**SOURCE EXCERPT**
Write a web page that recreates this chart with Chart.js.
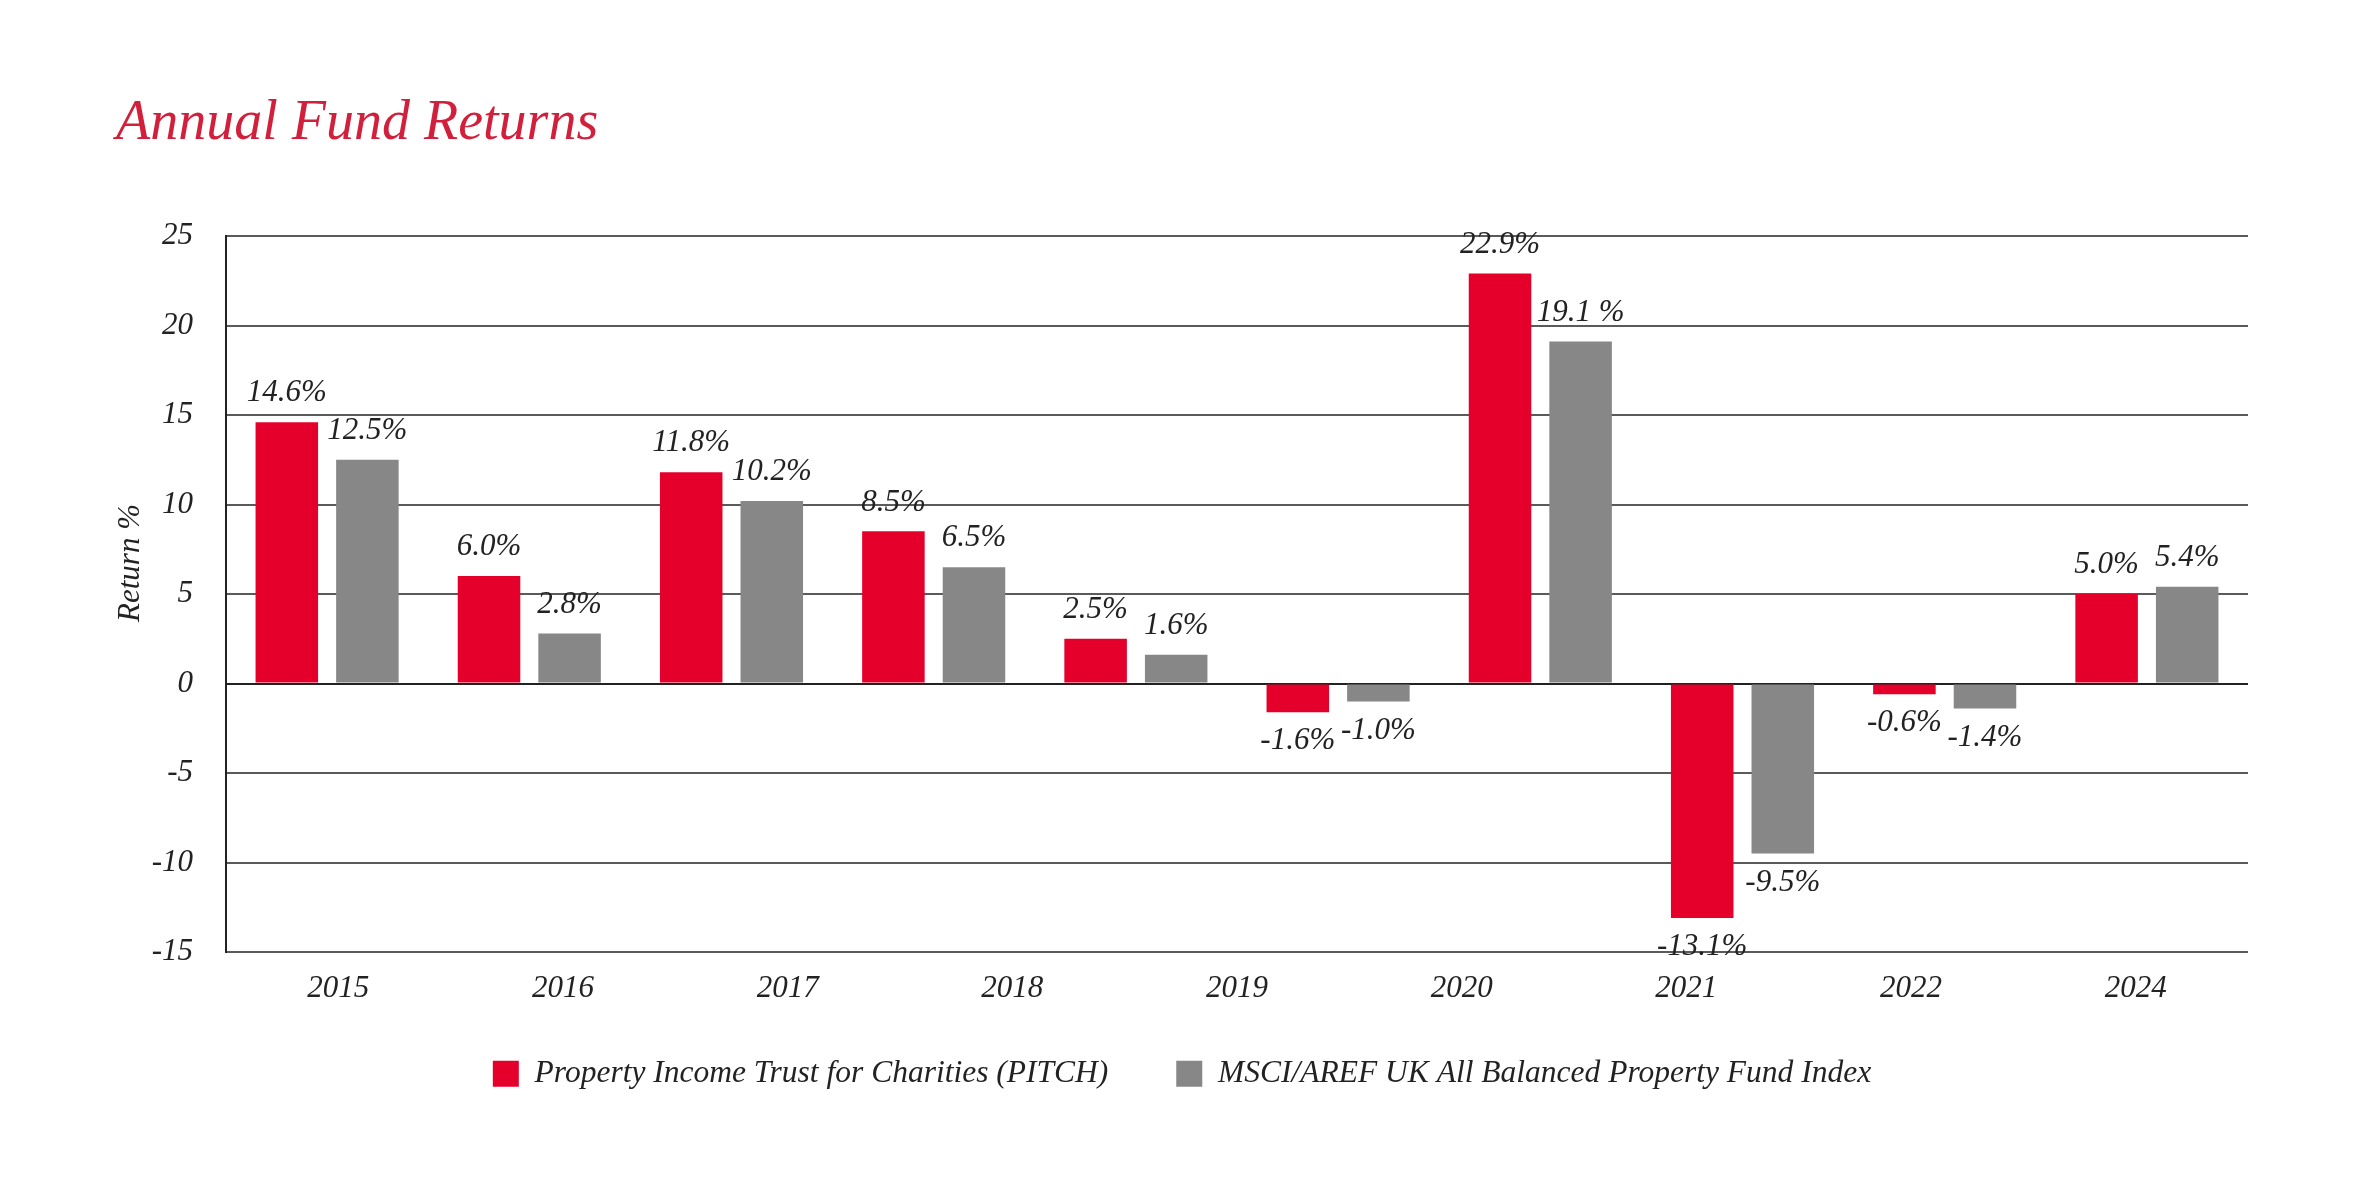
<!DOCTYPE html>
<html>
<head>
<meta charset="utf-8">
<script src="https://cdn.jsdelivr.net/npm/chart.js@4.4.1/dist/chart.umd.min.js"></script>
<style>
  html, body { margin: 0; padding: 0; background: #ffffff; }
  #wrap { width: 2362px; height: 1181px; position: relative; }
  canvas { display: block; }
</style>
</head>
<body>
<div id="wrap"><canvas id="c" width="2362" height="1181"></canvas></div>
<script>
// ---- Data ----
const periods = ['P1', 'P2', 'P3', 'P4', 'P5', 'P6', 'P7', 'P8', 'P9', 'P10'];
const tickLabels = ['2015', '2016', '2017', '2018', '2019', '2020', '2021', '2022', '2024'];
const pitchValues = [14.6, 6.0, 11.8, 8.5, 2.5, -1.6, 22.9, -13.1, -0.6, 5.0];
const msciValues = [12.5, 2.8, 10.2, 6.5, 1.6, -1.0, 19.1, -9.5, -1.4, 5.4];
const pitchText = ['14.6%', '6.0%', '11.8%', '8.5%', '2.5%', '-1.6%', '22.9%', '-13.1%', '-0.6%', '5.0%'];
const msciText = ['12.5%', '2.8%', '10.2%', '6.5%', '1.6%', '-1.0%', '19.1 %', '-9.5%', '-1.4%', '5.4%'];
const seriesNames = ['Property Income Trust for Charities (PITCH)', 'MSCI/AREF UK All Balanced Property Fund Index'];
const yTitle = 'Return %';
const chartTitle = 'Annual Fund Returns';

const SERIF = '"Liberation Serif", "DejaVu Serif", serif';
const RED = '#e4002b';
const GREY = '#878787';
const TEXT = '#222222';

const valueLabels = {
  id: 'valueLabels',
  afterDatasetsDraw(chart) {
    const ctx = chart.ctx;
    const texts = [pitchText, msciText];
    ctx.save();
    ctx.font = 'italic 31px ' + SERIF;
    ctx.fillStyle = TEXT;
    ctx.textAlign = 'center';
    ctx.textBaseline = 'middle';
    chart.data.datasets.forEach((ds, di) => {
      const meta = chart.getDatasetMeta(di);
      meta.data.forEach((el, i) => {
        const v = ds.data[i];
        const y = v >= 0 ? el.y - 29 : el.y + 29;
        ctx.fillText(texts[di][i], el.x, y);
      });
    });
    ctx.restore();
  }
};

new Chart(document.getElementById('c'), {
  type: 'bar',
  data: {
    labels: periods,
    datasets: [
      { label: seriesNames[0], data: pitchValues, backgroundColor: RED, xAxisID: 'x', yAxisID: 'y',
        barPercentage: 0.776, categoryPercentage: 0.797 },
      { label: seriesNames[1], data: msciValues, backgroundColor: GREY, xAxisID: 'x', yAxisID: 'y',
        barPercentage: 0.776, categoryPercentage: 0.797 }
    ]
  },
  options: {
    responsive: false,
    animation: false,
    devicePixelRatio: 1,
    layout: { padding: { left: 116, right: 114, top: 50, bottom: 81.5 } },
    plugins: {
      title: {
        display: true,
        text: chartTitle,
        align: 'start',
        color: '#d21f3c',
        font: { family: SERIF, size: 56, style: 'italic', weight: 'normal', lineHeight: 1.2 },
        padding: { top: 41, bottom: 77.8 }
      },
      legend: {
        display: true,
        position: 'bottom',
        labels: {
          color: TEXT,
          boxWidth: 26,
          boxHeight: 26,
          padding: 68,
          font: { family: SERIF, size: 31.5, style: 'italic' }
        }
      },
      tooltip: { enabled: false }
    },
    scales: {
      x: {
        type: 'category',
        display: false,
        offset: true
      },
      x2: {
        type: 'category',
        labels: tickLabels,
        position: 'bottom',
        offset: true,
        grid: { display: false, drawTicks: false },
        border: { display: false },
        ticks: { color: TEXT, mirror: true, padding: -55.6, font: { family: SERIF, size: 31, style: 'italic' }, maxRotation: 0, autoSkip: false },
        afterFit(scale) { scale.height = 38; }
      },
      y: {
        min: -15,
        max: 25,
        ticks: { stepSize: 5, color: TEXT, padding: 33, font: { family: SERIF, size: 31, style: 'italic' } },
        grid: {
          drawTicks: false,
          lineWidth: 2,
          color: (c) => (c.tick && c.tick.value === 0) ? '#222222' : '#5a5a5a'
        },
        border: { display: true, color: '#222222', width: 2 },
        title: {
          display: true,
          text: '\u2002\u2002\u2002\u2002' + yTitle,
          color: TEXT,
          font: { family: SERIF, size: 31, style: 'italic' },
          padding: { top: -4, bottom: 0 }
        },
        afterFit(scale) { scale.width = 110; }
      }
    }
  },
  plugins: [valueLabels]
});
</script>
</body>
</html>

**WHAT TO DO**
Restate the data above word for word. Do not include the images.

**WRITTEN SOLUTION**
Write a web page that recreates this chart with Chart.js.
<!DOCTYPE html>
<html>
<head>
<meta charset="utf-8">
<script src="https://cdn.jsdelivr.net/npm/chart.js@4.4.1/dist/chart.umd.min.js"></script>
<style>
  html, body { margin: 0; padding: 0; background: #ffffff; }
  #wrap { width: 2362px; height: 1181px; position: relative; }
  canvas { display: block; }
</style>
</head>
<body>
<div id="wrap"><canvas id="c" width="2362" height="1181"></canvas></div>
<script>
// ---- Data ----
const periods = ['P1', 'P2', 'P3', 'P4', 'P5', 'P6', 'P7', 'P8', 'P9', 'P10'];
const tickLabels = ['2015', '2016', '2017', '2018', '2019', '2020', '2021', '2022', '2024'];
const pitchValues = [14.6, 6.0, 11.8, 8.5, 2.5, -1.6, 22.9, -13.1, -0.6, 5.0];
const msciValues = [12.5, 2.8, 10.2, 6.5, 1.6, -1.0, 19.1, -9.5, -1.4, 5.4];
const pitchText = ['14.6%', '6.0%', '11.8%', '8.5%', '2.5%', '-1.6%', '22.9%', '-13.1%', '-0.6%', '5.0%'];
const msciText = ['12.5%', '2.8%', '10.2%', '6.5%', '1.6%', '-1.0%', '19.1 %', '-9.5%', '-1.4%', '5.4%'];
const seriesNames = ['Property Income Trust for Charities (PITCH)', 'MSCI/AREF UK All Balanced Property Fund Index'];
const yTitle = 'Return %';
const chartTitle = 'Annual Fund Returns';

const SERIF = '"Liberation Serif", "DejaVu Serif", serif';
const RED = '#e4002b';
const GREY = '#878787';
const TEXT = '#222222';

const valueLabels = {
  id: 'valueLabels',
  afterDatasetsDraw(chart) {
    const ctx = chart.ctx;
    const texts = [pitchText, msciText];
    ctx.save();
    ctx.font = 'italic 31px ' + SERIF;
    ctx.fillStyle = TEXT;
    ctx.textAlign = 'center';
    ctx.textBaseline = 'middle';
    chart.data.datasets.forEach((ds, di) => {
      const meta = chart.getDatasetMeta(di);
      meta.data.forEach((el, i) => {
        const v = ds.data[i];
        const y = v >= 0 ? el.y - 29 : el.y + 29;
        ctx.fillText(texts[di][i], el.x, y);
      });
    });
    ctx.restore();
  }
};

new Chart(document.getElementById('c'), {
  type: 'bar',
  data: {
    labels: periods,
    datasets: [
      { label: seriesNames[0], data: pitchValues, backgroundColor: RED, xAxisID: 'x', yAxisID: 'y',
        barPercentage: 0.776, categoryPercentage: 0.797 },
      { label: seriesNames[1], data: msciValues, backgroundColor: GREY, xAxisID: 'x', yAxisID: 'y',
        barPercentage: 0.776, categoryPercentage: 0.797 }
    ]
  },
  options: {
    responsive: false,
    animation: false,
    devicePixelRatio: 1,
    layout: { padding: { left: 116, right: 114, top: 50, bottom: 81.5 } },
    plugins: {
      title: {
        display: true,
        text: chartTitle,
        align: 'start',
        color: '#d21f3c',
        font: { family: SERIF, size: 56, style: 'italic', weight: 'normal', lineHeight: 1.2 },
        padding: { top: 41, bottom: 77.8 }
      },
      legend: {
        display: true,
        position: 'bottom',
        labels: {
          color: TEXT,
          boxWidth: 26,
          boxHeight: 26,
          padding: 68,
          font: { family: SERIF, size: 31.5, style: 'italic' }
        }
      },
      tooltip: { enabled: false }
    },
    scales: {
      x: {
        type: 'category',
        display: false,
        offset: true
      },
      x2: {
        type: 'category',
        labels: tickLabels,
        position: 'bottom',
        offset: true,
        grid: { display: false, drawTicks: false },
        border: { display: false },
        ticks: { color: TEXT, mirror: true, padding: -55.6, font: { family: SERIF, size: 31, style: 'italic' }, maxRotation: 0, autoSkip: false },
        afterFit(scale) { scale.height = 38; }
      },
      y: {
        min: -15,
        max: 25,
        ticks: { stepSize: 5, color: TEXT, padding: 33, font: { family: SERIF, size: 31, style: 'italic' } },
        grid: {
          drawTicks: false,
          lineWidth: 2,
          color: (c) => (c.tick && c.tick.value === 0) ? '#222222' : '#5a5a5a'
        },
        border: { display: true, color: '#222222', width: 2 },
        title: {
          display: true,
          text: '\u2002\u2002\u2002\u2002' + yTitle,
          color: TEXT,
          font: { family: SERIF, size: 31, style: 'italic' },
          padding: { top: -4, bottom: 0 }
        },
        afterFit(scale) { scale.width = 110; }
      }
    }
  },
  plugins: [valueLabels]
});
</script>
</body>
</html>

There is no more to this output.